You can't move for adaptations of Charles Dickens' 'A Christmas Carol' at this time of year and stage productions of this festive tale now seem as common place as pantomimes in the seasonal scheduling. This one night only event from the London Musical Theatre Orchestra brought Alan Menken and Lynn Ahrens' relatively unknown setting to the West End in a concert format, led by Robert Lindsay as Scrooge in a role that feels like a natural fit for his haughty wit and charming sneer. Backed by a talented cast of soloists including Norman Bowman, Alex Gaumond and Hugh Maynard it provided a welcome hit of festive cheer and an original spin on the much-loved tale.
Despite this musical version being a hit in the United States, having thrilled audiences annually at the Paramount Theatre in Madison Square Garden from 1994 to 2003, the score is not especially well known to British ears despite having been made into a TV-movie with Kelsey Grammar in 2004. At its finest moments it channels prime Alan Menken with dramatic vamps and memorable toe-tappers, but doesn't ever find its real takeaway hit, despite the talented cast's best efforts to deliver one.
The 31 strong London Musical Theatre Orchestra certainly perform the score with authentic technical skill and gusto, blasting from their spot centre stage and filling the Lyceum Theatre with a spirited and boisterous sound. In introducing the concert, conductor Freddie Tapner commented that the purpose of the evening was to let the music take centre stage, sacrificing dance breaks and staging to our musical imagination. Whilst this is certainly achieved, the orchestra also needs to serve its singers by supporting and not overpowering them. At times the soloists and ensemble felt like a necessary evil to be overcome by the orchestra who played at one level, fortissimo, throughout, never quite letting the voices shine despite their fine performances. For a one-off event, sound mixing problems can be forgiven, but more attention should be paid between the overall balance especially when storytelling is required.
For all its spirit and commitment at times it felt too much of a wall of sound with a lack of musical sensitivity to bring out the vocal passages and the bombast of the event threatened to undermine the cast's valiant efforts to be heard above the music. I'm all for the orchestra taking centre stage, but the singers themselves need to be heard and lyrics understood in order for musical theatre to work – perhaps a difficult balance in the philosophy of the orchestra which aims to “have fun” with their music.

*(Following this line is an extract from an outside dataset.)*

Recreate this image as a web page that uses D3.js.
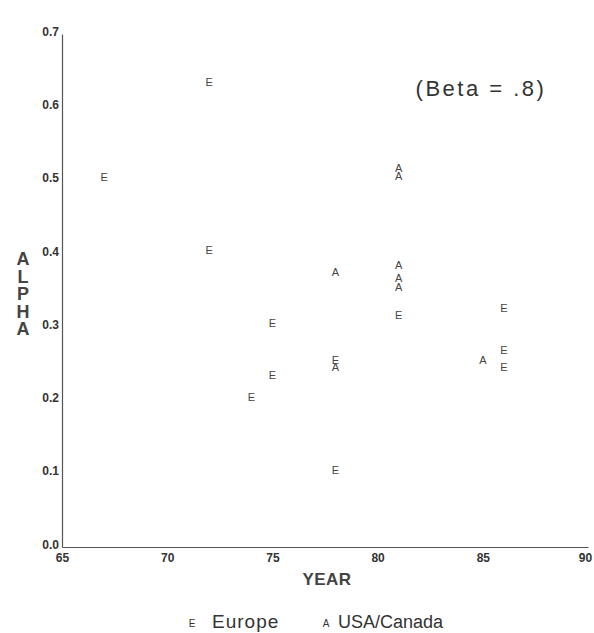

Whilst at least half of Lynn Ahren's lyrics were inaudible at least it was a story most of the audience seemed familiar with. Mike Ockrent and Lynn Ahrens' book is serviceable to the Dickens' text lifting famous passages that are repeated with a familial warmth that are as part of the season as the ritualistic fight to avoid the Toffee Penny. There's some pleasing additions to the narrative, shoehorning the novella structure into the traditional form of a Broadway musical including an attempt to offer a psychological explanation to Scrooge's misery which feels overtly American and loses its Dickensian whimsy. All the core ingredients remain from the lively Fezziwig Christmas Party to Tiny Tim's “god bless us, every one”, and it's somewhat refreshing to discover a skilfully written new adaptation.
It's hard to be a humbug about an evening that offers such charming festive pleasures, and despite at times feeling a little too pleased with itself it certainly sends you out with a song in your heart and enough Christmas cheer to get you through to the end of the working week. The semi-staged musical theatre concert format is a tricky one to get spot on, and LMTO's are still finding their feet and judging by the audience reaction are becoming a welcome addition for musical theatre fans young and old.